- [Written exercise] Return exactly the lines that run from the beginning through the line containing "const sampleY = [3.6, 5.7, 13.6, 23.5, 34.1]", both included, and no others.

- [Recorded data]
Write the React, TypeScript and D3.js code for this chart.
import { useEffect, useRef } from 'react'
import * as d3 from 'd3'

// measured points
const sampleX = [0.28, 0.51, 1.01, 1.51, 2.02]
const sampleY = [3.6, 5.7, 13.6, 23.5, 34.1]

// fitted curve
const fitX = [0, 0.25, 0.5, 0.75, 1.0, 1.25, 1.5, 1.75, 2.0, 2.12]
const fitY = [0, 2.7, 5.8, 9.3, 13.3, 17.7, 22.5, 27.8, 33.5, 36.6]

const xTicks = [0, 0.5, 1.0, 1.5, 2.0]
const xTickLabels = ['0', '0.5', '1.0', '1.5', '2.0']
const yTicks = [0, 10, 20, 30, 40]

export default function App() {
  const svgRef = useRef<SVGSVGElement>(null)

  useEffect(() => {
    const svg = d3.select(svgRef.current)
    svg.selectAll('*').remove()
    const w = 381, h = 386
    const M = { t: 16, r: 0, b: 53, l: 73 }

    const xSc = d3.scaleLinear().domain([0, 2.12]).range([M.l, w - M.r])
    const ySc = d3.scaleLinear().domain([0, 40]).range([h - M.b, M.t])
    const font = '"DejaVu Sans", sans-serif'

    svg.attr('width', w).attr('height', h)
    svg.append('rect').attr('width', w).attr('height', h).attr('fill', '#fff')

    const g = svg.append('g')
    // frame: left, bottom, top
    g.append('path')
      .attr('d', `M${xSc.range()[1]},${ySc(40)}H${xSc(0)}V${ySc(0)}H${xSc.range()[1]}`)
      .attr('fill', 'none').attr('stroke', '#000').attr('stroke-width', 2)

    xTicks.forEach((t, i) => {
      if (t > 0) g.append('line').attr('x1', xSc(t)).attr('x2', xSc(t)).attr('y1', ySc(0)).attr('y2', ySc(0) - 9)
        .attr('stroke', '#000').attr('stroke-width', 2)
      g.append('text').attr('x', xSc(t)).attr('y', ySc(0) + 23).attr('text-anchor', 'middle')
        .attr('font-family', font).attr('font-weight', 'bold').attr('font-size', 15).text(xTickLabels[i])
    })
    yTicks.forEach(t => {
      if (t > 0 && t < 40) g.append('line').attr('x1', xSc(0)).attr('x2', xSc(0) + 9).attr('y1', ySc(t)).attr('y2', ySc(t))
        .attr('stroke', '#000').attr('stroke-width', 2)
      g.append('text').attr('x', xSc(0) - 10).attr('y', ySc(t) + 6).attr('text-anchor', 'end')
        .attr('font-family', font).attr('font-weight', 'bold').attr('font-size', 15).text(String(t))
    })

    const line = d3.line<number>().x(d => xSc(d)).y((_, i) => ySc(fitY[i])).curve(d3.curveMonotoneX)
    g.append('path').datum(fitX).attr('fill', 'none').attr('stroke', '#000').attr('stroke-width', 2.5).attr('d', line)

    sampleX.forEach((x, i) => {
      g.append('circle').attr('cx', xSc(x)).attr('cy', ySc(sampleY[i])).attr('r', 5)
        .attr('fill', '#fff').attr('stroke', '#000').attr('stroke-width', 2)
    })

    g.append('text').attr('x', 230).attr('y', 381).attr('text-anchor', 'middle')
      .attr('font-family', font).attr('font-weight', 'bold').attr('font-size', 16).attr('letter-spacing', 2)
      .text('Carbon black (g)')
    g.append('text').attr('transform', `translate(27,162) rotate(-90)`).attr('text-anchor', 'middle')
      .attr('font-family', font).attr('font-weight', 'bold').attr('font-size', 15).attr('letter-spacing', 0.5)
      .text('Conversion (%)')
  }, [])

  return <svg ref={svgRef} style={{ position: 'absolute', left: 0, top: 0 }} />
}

- [Written answer]
Write the React, TypeScript and D3.js code for this chart.
import { useEffect, useRef } from 'react'
import * as d3 from 'd3'

// measured points
const sampleX = [0.28, 0.51, 1.01, 1.51, 2.02]
const sampleY = [3.6, 5.7, 13.6, 23.5, 34.1]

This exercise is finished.